__What the task asks__. All of the lines below are to be transcribed faithfully, with pictures excluded from the copy.

__Given data__.
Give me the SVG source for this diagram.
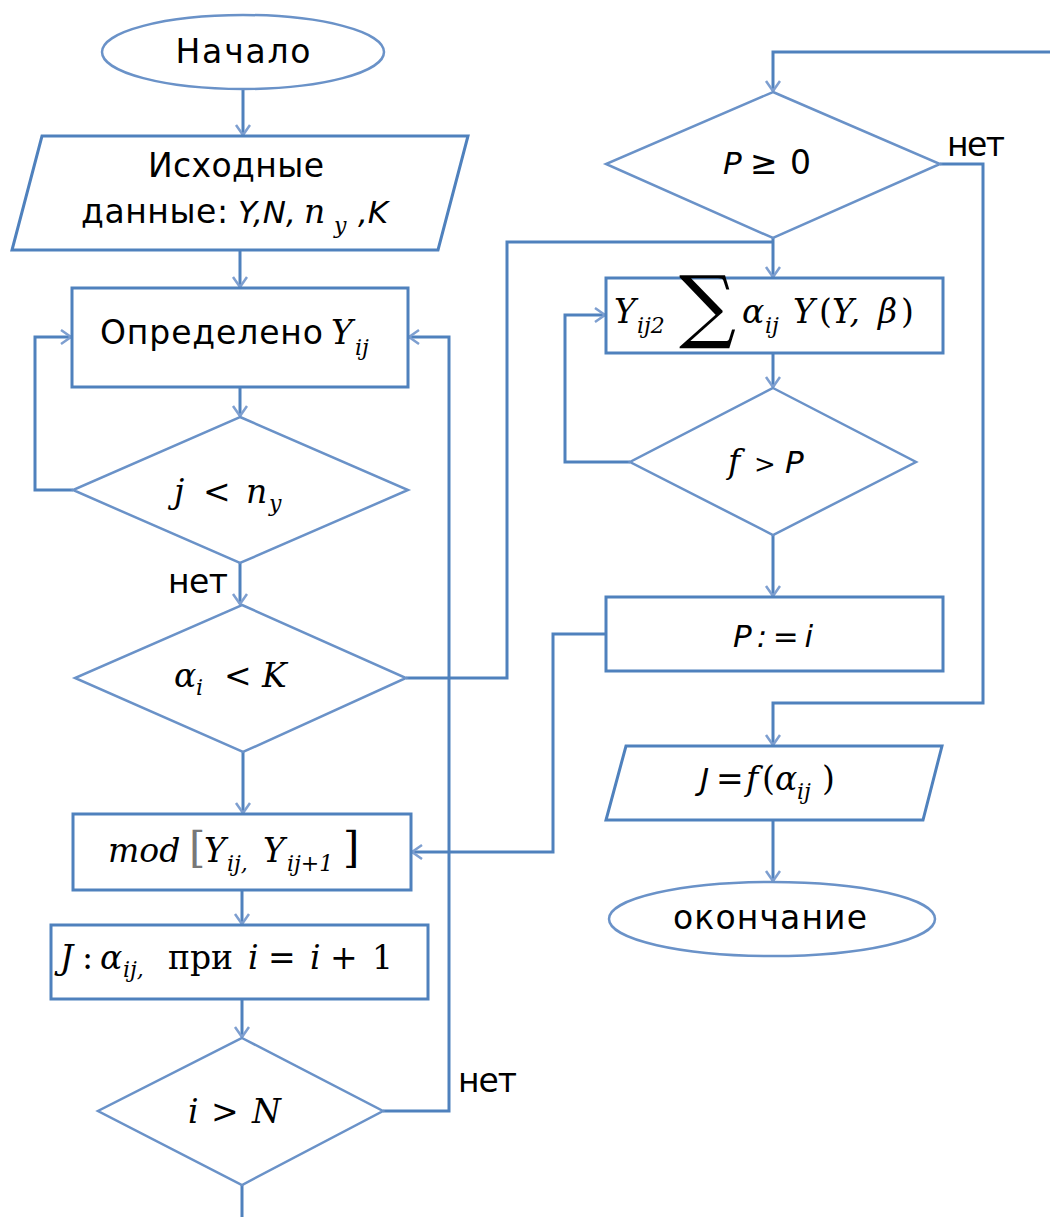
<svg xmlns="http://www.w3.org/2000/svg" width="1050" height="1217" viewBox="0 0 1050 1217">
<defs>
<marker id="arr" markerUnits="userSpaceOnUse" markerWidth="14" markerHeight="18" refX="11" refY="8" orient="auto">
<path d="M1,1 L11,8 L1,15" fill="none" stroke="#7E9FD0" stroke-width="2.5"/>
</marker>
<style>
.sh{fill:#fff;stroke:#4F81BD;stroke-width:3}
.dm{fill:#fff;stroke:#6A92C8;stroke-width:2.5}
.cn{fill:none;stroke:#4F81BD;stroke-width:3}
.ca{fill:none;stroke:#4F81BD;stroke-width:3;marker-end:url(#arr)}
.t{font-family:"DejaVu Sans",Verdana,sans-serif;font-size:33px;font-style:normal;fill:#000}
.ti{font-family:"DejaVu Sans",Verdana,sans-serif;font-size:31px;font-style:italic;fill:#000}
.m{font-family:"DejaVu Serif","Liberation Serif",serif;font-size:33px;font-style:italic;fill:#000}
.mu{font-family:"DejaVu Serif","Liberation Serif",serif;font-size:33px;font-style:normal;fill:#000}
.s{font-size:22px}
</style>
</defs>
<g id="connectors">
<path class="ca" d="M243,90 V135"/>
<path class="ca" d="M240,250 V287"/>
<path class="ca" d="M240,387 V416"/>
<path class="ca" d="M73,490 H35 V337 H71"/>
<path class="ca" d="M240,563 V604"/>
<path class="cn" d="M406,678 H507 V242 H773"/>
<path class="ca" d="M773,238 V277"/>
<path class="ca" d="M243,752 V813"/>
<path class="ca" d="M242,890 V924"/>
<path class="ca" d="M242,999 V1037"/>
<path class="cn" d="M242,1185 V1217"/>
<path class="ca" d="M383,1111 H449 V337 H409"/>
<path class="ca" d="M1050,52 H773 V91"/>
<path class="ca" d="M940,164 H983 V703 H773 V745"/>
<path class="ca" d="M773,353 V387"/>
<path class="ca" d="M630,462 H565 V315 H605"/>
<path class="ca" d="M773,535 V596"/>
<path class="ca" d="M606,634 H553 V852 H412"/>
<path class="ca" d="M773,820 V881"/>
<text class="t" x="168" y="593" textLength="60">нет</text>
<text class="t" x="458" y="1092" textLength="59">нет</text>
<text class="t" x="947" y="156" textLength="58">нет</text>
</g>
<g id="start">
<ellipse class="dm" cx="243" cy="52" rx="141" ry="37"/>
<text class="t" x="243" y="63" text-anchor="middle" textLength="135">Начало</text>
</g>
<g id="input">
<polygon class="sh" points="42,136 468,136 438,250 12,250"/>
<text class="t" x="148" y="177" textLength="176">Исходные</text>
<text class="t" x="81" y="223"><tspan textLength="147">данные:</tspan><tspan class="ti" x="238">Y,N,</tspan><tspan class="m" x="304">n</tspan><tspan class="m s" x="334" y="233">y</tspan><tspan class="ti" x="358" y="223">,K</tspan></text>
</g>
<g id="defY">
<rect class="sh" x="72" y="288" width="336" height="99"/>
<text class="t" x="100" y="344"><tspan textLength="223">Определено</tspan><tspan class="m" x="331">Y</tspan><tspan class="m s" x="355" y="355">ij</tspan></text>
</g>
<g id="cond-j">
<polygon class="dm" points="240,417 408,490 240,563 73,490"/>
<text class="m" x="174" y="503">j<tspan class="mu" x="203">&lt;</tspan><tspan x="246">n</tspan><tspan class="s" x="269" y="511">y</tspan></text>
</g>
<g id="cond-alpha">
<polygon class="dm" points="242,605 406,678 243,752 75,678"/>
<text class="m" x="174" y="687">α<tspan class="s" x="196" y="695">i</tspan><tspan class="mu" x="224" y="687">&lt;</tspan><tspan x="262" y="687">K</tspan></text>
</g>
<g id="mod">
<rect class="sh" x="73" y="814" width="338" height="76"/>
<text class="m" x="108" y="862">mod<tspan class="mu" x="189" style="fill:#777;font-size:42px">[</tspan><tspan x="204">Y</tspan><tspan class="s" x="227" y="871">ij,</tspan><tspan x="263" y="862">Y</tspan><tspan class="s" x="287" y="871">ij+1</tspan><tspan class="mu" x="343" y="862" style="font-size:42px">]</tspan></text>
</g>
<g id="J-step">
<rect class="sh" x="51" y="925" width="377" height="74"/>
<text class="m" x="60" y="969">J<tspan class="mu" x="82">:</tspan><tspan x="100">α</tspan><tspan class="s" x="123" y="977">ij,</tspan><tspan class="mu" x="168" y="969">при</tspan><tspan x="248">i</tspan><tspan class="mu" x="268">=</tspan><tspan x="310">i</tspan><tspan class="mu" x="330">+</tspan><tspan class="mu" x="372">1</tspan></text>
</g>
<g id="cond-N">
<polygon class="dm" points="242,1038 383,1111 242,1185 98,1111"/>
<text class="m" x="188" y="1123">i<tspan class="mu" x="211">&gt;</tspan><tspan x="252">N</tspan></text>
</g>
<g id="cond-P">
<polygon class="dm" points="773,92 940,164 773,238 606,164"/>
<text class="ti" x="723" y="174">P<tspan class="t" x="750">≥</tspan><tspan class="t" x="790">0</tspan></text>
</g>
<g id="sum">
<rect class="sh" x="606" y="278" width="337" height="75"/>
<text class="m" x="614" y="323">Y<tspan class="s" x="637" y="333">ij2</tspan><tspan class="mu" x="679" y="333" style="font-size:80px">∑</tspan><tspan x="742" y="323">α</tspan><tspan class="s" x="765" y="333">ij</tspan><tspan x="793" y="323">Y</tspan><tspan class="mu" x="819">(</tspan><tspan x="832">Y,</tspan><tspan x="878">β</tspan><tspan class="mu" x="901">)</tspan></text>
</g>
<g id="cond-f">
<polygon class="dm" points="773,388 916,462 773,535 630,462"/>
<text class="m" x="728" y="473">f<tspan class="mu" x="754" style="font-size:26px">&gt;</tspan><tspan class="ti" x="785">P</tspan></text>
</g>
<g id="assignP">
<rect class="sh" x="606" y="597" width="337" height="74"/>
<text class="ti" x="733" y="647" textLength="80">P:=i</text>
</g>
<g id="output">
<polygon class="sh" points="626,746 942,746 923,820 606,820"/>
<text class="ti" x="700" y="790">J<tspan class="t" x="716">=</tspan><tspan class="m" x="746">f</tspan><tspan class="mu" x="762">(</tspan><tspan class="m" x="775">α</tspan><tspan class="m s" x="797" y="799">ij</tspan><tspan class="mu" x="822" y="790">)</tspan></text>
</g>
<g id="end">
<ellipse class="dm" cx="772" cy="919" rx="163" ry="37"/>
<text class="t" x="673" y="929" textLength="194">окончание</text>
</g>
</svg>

__The output__.
Give me the SVG source for this diagram.
<svg xmlns="http://www.w3.org/2000/svg" width="1050" height="1217" viewBox="0 0 1050 1217">
<defs>
<marker id="arr" markerUnits="userSpaceOnUse" markerWidth="14" markerHeight="18" refX="11" refY="8" orient="auto">
<path d="M1,1 L11,8 L1,15" fill="none" stroke="#7E9FD0" stroke-width="2.5"/>
</marker>
<style>
.sh{fill:#fff;stroke:#4F81BD;stroke-width:3}
.dm{fill:#fff;stroke:#6A92C8;stroke-width:2.5}
.cn{fill:none;stroke:#4F81BD;stroke-width:3}
.ca{fill:none;stroke:#4F81BD;stroke-width:3;marker-end:url(#arr)}
.t{font-family:"DejaVu Sans",Verdana,sans-serif;font-size:33px;font-style:normal;fill:#000}
.ti{font-family:"DejaVu Sans",Verdana,sans-serif;font-size:31px;font-style:italic;fill:#000}
.m{font-family:"DejaVu Serif","Liberation Serif",serif;font-size:33px;font-style:italic;fill:#000}
.mu{font-family:"DejaVu Serif","Liberation Serif",serif;font-size:33px;font-style:normal;fill:#000}
.s{font-size:22px}
</style>
</defs>
<g id="connectors">
<path class="ca" d="M243,90 V135"/>
<path class="ca" d="M240,250 V287"/>
<path class="ca" d="M240,387 V416"/>
<path class="ca" d="M73,490 H35 V337 H71"/>
<path class="ca" d="M240,563 V604"/>
<path class="cn" d="M406,678 H507 V242 H773"/>
<path class="ca" d="M773,238 V277"/>
<path class="ca" d="M243,752 V813"/>
<path class="ca" d="M242,890 V924"/>
<path class="ca" d="M242,999 V1037"/>
<path class="cn" d="M242,1185 V1217"/>
<path class="ca" d="M383,1111 H449 V337 H409"/>
<path class="ca" d="M1050,52 H773 V91"/>
<path class="ca" d="M940,164 H983 V703 H773 V745"/>
<path class="ca" d="M773,353 V387"/>
<path class="ca" d="M630,462 H565 V315 H605"/>
<path class="ca" d="M773,535 V596"/>
<path class="ca" d="M606,634 H553 V852 H412"/>
<path class="ca" d="M773,820 V881"/>
<text class="t" x="168" y="593" textLength="60">нет</text>
<text class="t" x="458" y="1092" textLength="59">нет</text>
<text class="t" x="947" y="156" textLength="58">нет</text>
</g>
<g id="start">
<ellipse class="dm" cx="243" cy="52" rx="141" ry="37"/>
<text class="t" x="243" y="63" text-anchor="middle" textLength="135">Начало</text>
</g>
<g id="input">
<polygon class="sh" points="42,136 468,136 438,250 12,250"/>
<text class="t" x="148" y="177" textLength="176">Исходные</text>
<text class="t" x="81" y="223"><tspan textLength="147">данные:</tspan><tspan class="ti" x="238">Y,N,</tspan><tspan class="m" x="304">n</tspan><tspan class="m s" x="334" y="233">y</tspan><tspan class="ti" x="358" y="223">,K</tspan></text>
</g>
<g id="defY">
<rect class="sh" x="72" y="288" width="336" height="99"/>
<text class="t" x="100" y="344"><tspan textLength="223">Определено</tspan><tspan class="m" x="331">Y</tspan><tspan class="m s" x="355" y="355">ij</tspan></text>
</g>
<g id="cond-j">
<polygon class="dm" points="240,417 408,490 240,563 73,490"/>
<text class="m" x="174" y="503">j<tspan class="mu" x="203">&lt;</tspan><tspan x="246">n</tspan><tspan class="s" x="269" y="511">y</tspan></text>
</g>
<g id="cond-alpha">
<polygon class="dm" points="242,605 406,678 243,752 75,678"/>
<text class="m" x="174" y="687">α<tspan class="s" x="196" y="695">i</tspan><tspan class="mu" x="224" y="687">&lt;</tspan><tspan x="262" y="687">K</tspan></text>
</g>
<g id="mod">
<rect class="sh" x="73" y="814" width="338" height="76"/>
<text class="m" x="108" y="862">mod<tspan class="mu" x="189" style="fill:#777;font-size:42px">[</tspan><tspan x="204">Y</tspan><tspan class="s" x="227" y="871">ij,</tspan><tspan x="263" y="862">Y</tspan><tspan class="s" x="287" y="871">ij+1</tspan><tspan class="mu" x="343" y="862" style="font-size:42px">]</tspan></text>
</g>
<g id="J-step">
<rect class="sh" x="51" y="925" width="377" height="74"/>
<text class="m" x="60" y="969">J<tspan class="mu" x="82">:</tspan><tspan x="100">α</tspan><tspan class="s" x="123" y="977">ij,</tspan><tspan class="mu" x="168" y="969">при</tspan><tspan x="248">i</tspan><tspan class="mu" x="268">=</tspan><tspan x="310">i</tspan><tspan class="mu" x="330">+</tspan><tspan class="mu" x="372">1</tspan></text>
</g>
<g id="cond-N">
<polygon class="dm" points="242,1038 383,1111 242,1185 98,1111"/>
<text class="m" x="188" y="1123">i<tspan class="mu" x="211">&gt;</tspan><tspan x="252">N</tspan></text>
</g>
<g id="cond-P">
<polygon class="dm" points="773,92 940,164 773,238 606,164"/>
<text class="ti" x="723" y="174">P<tspan class="t" x="750">≥</tspan><tspan class="t" x="790">0</tspan></text>
</g>
<g id="sum">
<rect class="sh" x="606" y="278" width="337" height="75"/>
<text class="m" x="614" y="323">Y<tspan class="s" x="637" y="333">ij2</tspan><tspan class="mu" x="679" y="333" style="font-size:80px">∑</tspan><tspan x="742" y="323">α</tspan><tspan class="s" x="765" y="333">ij</tspan><tspan x="793" y="323">Y</tspan><tspan class="mu" x="819">(</tspan><tspan x="832">Y,</tspan><tspan x="878">β</tspan><tspan class="mu" x="901">)</tspan></text>
</g>
<g id="cond-f">
<polygon class="dm" points="773,388 916,462 773,535 630,462"/>
<text class="m" x="728" y="473">f<tspan class="mu" x="754" style="font-size:26px">&gt;</tspan><tspan class="ti" x="785">P</tspan></text>
</g>
<g id="assignP">
<rect class="sh" x="606" y="597" width="337" height="74"/>
<text class="ti" x="733" y="647" textLength="80">P:=i</text>
</g>
<g id="output">
<polygon class="sh" points="626,746 942,746 923,820 606,820"/>
<text class="ti" x="700" y="790">J<tspan class="t" x="716">=</tspan><tspan class="m" x="746">f</tspan><tspan class="mu" x="762">(</tspan><tspan class="m" x="775">α</tspan><tspan class="m s" x="797" y="799">ij</tspan><tspan class="mu" x="822" y="790">)</tspan></text>
</g>
<g id="end">
<ellipse class="dm" cx="772" cy="919" rx="163" ry="37"/>
<text class="t" x="673" y="929" textLength="194">окончание</text>
</g>
</svg>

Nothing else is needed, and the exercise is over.